■ PROMPT ■
Identify each line below containing the string "chart" and copy it.

■ SOURCE DATA ■
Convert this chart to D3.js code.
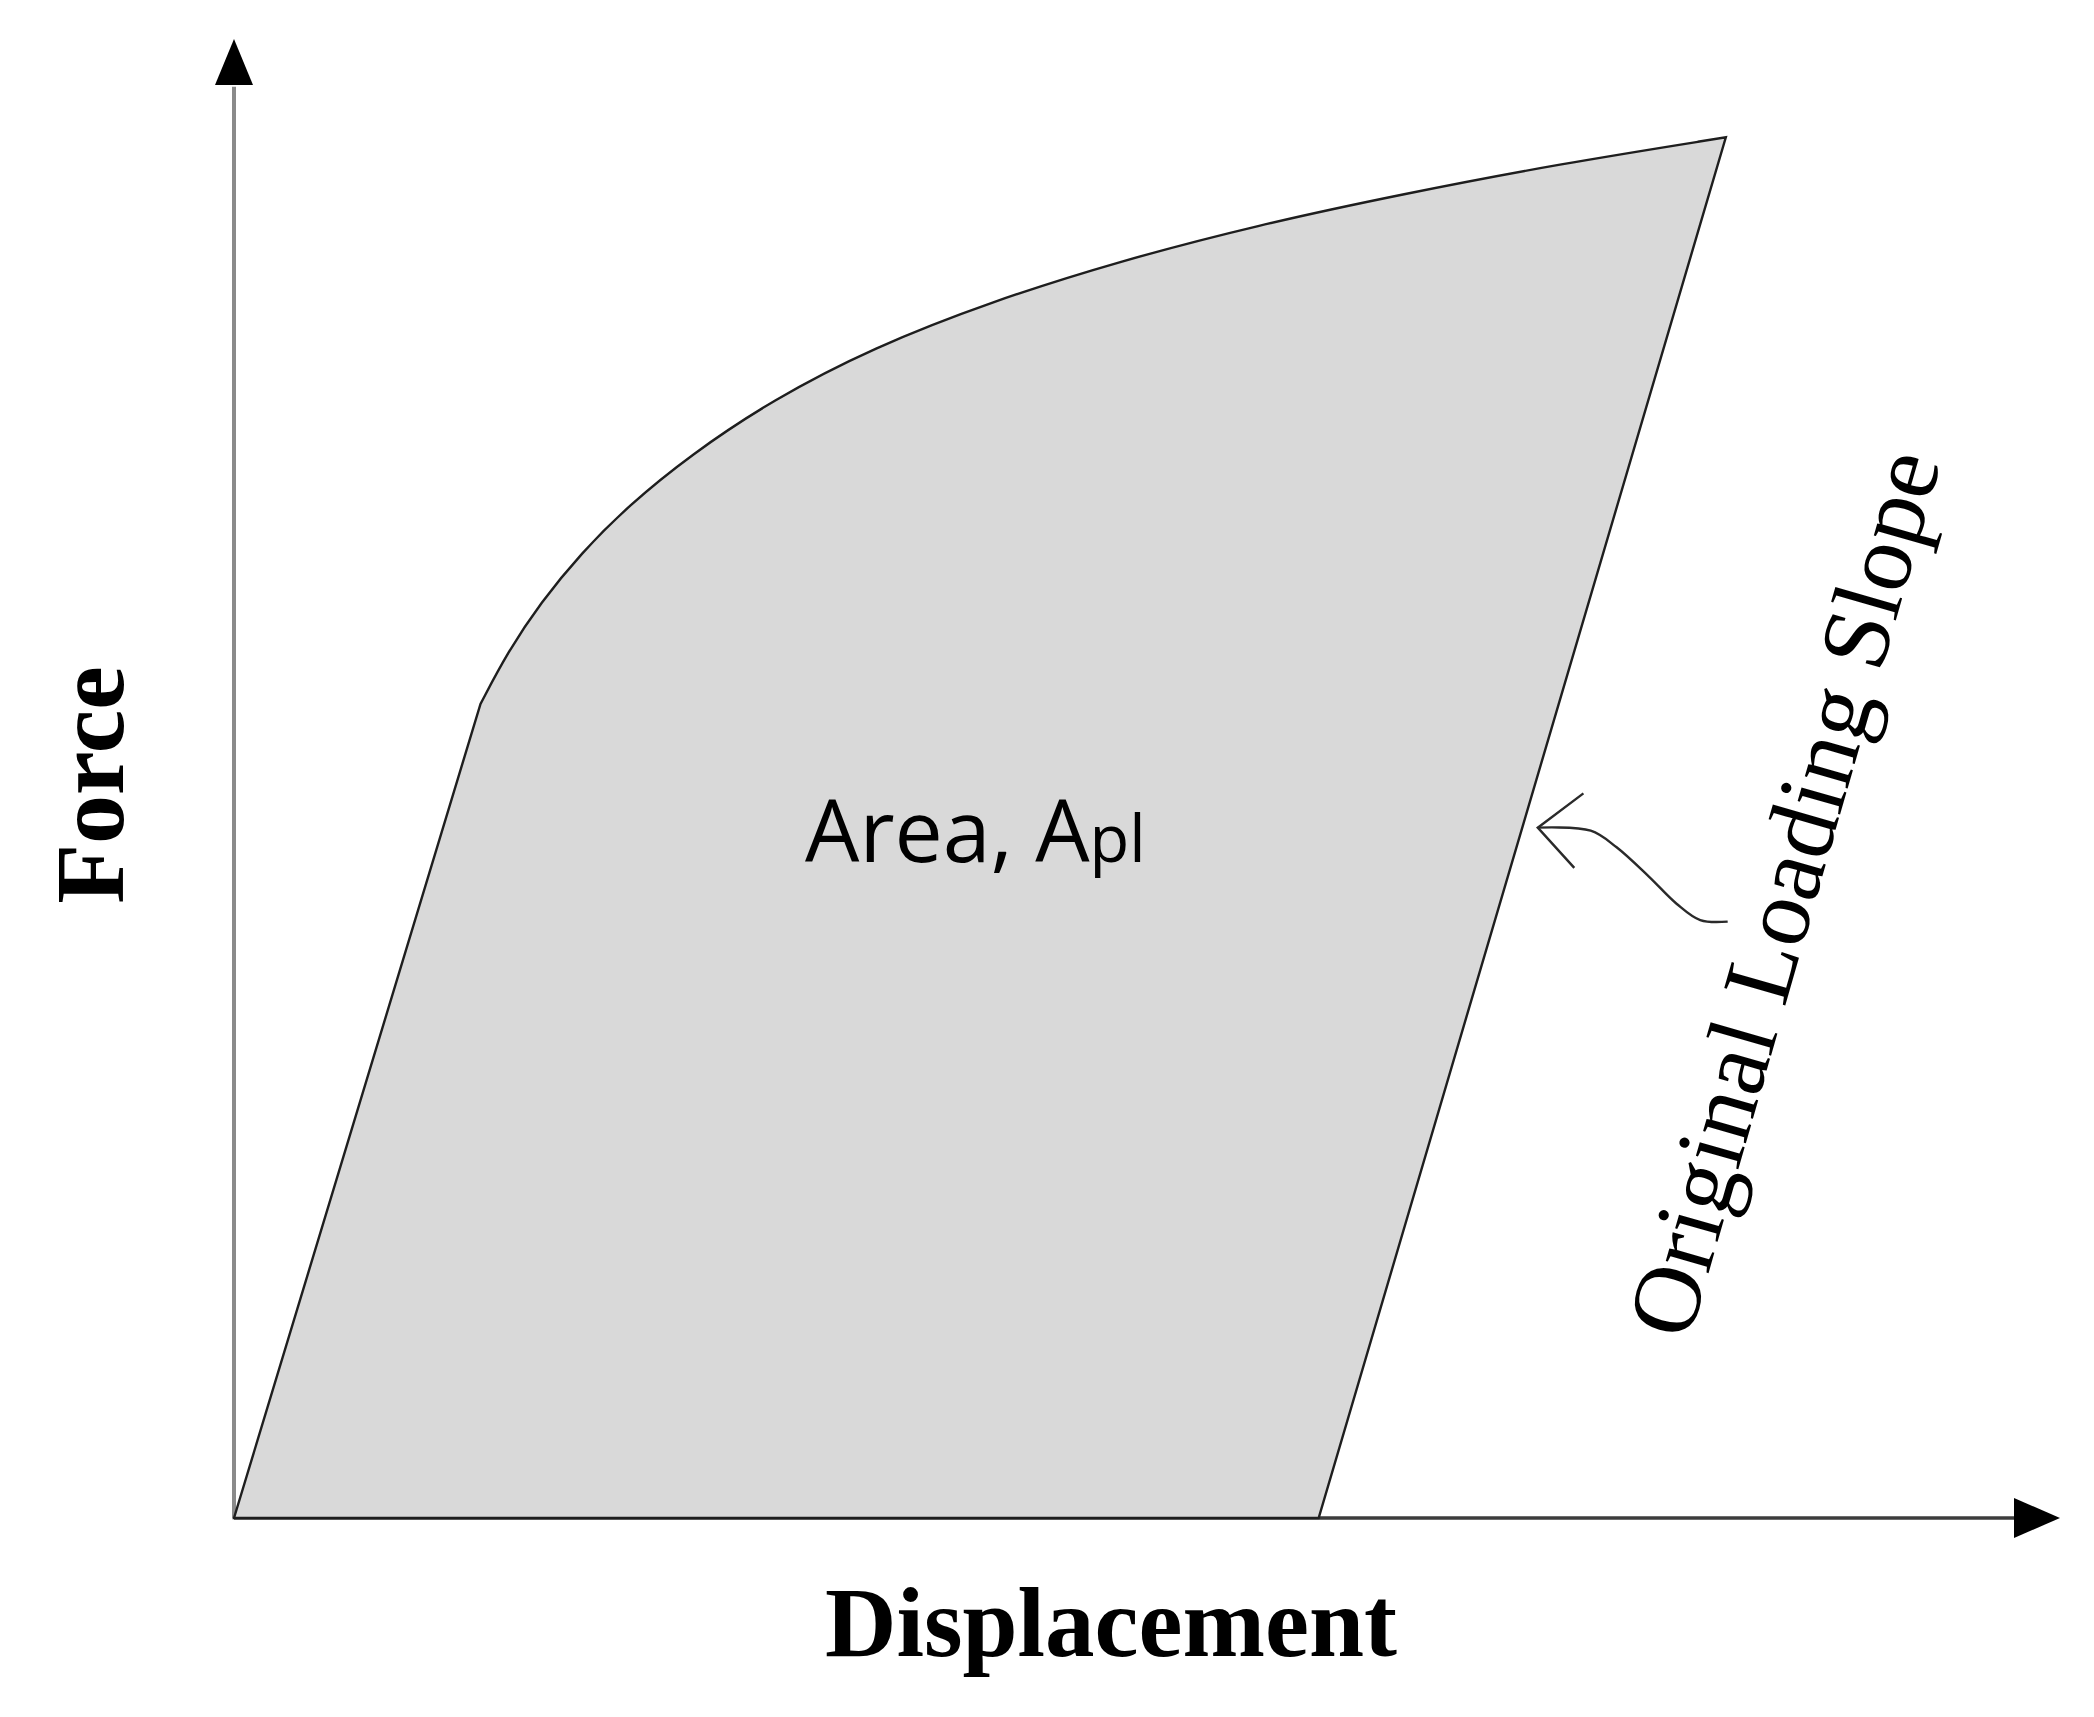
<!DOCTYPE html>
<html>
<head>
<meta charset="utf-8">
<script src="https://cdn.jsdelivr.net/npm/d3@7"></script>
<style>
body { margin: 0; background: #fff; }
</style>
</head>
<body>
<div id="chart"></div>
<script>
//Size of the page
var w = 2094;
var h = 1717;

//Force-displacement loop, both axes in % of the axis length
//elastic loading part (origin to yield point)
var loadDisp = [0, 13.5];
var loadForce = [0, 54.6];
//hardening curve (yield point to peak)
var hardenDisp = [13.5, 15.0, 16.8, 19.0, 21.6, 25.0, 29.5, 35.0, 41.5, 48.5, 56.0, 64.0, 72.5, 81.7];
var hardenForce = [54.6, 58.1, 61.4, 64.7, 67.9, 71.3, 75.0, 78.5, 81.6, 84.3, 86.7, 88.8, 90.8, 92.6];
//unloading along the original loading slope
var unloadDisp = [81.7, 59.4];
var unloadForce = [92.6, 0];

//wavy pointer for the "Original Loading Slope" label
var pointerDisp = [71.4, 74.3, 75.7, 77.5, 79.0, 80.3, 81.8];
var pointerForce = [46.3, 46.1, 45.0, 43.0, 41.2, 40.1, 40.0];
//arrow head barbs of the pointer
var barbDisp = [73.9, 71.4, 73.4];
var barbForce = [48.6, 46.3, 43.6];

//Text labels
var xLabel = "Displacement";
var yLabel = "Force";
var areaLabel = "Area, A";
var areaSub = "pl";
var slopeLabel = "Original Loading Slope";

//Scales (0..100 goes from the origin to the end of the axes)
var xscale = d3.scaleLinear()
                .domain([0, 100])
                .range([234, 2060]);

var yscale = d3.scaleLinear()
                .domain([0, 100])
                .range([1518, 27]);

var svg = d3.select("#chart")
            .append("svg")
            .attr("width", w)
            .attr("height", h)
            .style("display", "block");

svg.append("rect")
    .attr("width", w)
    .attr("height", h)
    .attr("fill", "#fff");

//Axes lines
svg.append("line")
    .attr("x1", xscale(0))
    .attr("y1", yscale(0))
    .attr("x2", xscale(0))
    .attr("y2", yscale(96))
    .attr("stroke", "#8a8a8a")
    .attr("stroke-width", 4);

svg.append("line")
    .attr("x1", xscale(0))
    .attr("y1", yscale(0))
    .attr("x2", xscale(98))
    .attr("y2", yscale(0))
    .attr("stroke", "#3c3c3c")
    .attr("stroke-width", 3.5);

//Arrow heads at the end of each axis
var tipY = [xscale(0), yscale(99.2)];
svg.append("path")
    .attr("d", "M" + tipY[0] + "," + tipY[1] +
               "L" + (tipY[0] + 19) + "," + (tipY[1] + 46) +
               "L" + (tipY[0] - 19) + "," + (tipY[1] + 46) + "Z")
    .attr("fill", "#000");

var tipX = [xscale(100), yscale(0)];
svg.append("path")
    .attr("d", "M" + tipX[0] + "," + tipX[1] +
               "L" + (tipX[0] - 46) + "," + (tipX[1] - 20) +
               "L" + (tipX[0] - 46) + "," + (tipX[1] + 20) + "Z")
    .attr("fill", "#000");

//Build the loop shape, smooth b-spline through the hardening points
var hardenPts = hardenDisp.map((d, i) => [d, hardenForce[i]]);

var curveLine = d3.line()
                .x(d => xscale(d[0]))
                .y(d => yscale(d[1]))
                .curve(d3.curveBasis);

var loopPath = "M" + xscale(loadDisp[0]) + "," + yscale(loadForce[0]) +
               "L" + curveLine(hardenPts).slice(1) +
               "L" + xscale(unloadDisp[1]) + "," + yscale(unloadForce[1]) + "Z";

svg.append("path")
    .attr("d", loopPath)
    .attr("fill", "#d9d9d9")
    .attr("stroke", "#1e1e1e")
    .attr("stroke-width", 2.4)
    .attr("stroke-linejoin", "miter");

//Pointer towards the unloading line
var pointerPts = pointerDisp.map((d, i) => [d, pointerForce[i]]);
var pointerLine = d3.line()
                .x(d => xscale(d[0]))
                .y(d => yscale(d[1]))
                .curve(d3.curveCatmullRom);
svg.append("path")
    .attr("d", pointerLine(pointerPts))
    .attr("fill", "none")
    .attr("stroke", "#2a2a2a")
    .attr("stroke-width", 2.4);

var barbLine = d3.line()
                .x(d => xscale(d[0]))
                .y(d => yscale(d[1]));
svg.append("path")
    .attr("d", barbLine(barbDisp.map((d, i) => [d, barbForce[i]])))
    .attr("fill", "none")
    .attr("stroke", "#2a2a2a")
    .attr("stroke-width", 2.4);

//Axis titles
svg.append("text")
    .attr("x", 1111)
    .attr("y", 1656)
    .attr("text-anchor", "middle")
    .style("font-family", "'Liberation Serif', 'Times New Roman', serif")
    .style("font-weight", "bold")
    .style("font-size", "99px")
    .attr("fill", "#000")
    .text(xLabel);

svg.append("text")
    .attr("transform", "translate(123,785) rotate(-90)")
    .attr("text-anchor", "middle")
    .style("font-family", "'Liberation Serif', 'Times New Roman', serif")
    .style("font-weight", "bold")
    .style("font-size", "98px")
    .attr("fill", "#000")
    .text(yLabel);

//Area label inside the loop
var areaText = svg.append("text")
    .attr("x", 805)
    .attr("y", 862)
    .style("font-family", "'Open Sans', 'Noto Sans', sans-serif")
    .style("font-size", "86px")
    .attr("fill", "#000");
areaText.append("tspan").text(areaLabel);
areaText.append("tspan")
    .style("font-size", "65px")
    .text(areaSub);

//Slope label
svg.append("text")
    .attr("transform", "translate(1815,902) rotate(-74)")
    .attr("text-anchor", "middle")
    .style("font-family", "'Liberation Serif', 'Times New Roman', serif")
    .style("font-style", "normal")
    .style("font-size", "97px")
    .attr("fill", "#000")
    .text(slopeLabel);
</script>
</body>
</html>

■ RESPONSE TO THIS TASK ■
Convert this chart to D3.js code.
<div id="chart"></div>
var svg = d3.select("#chart")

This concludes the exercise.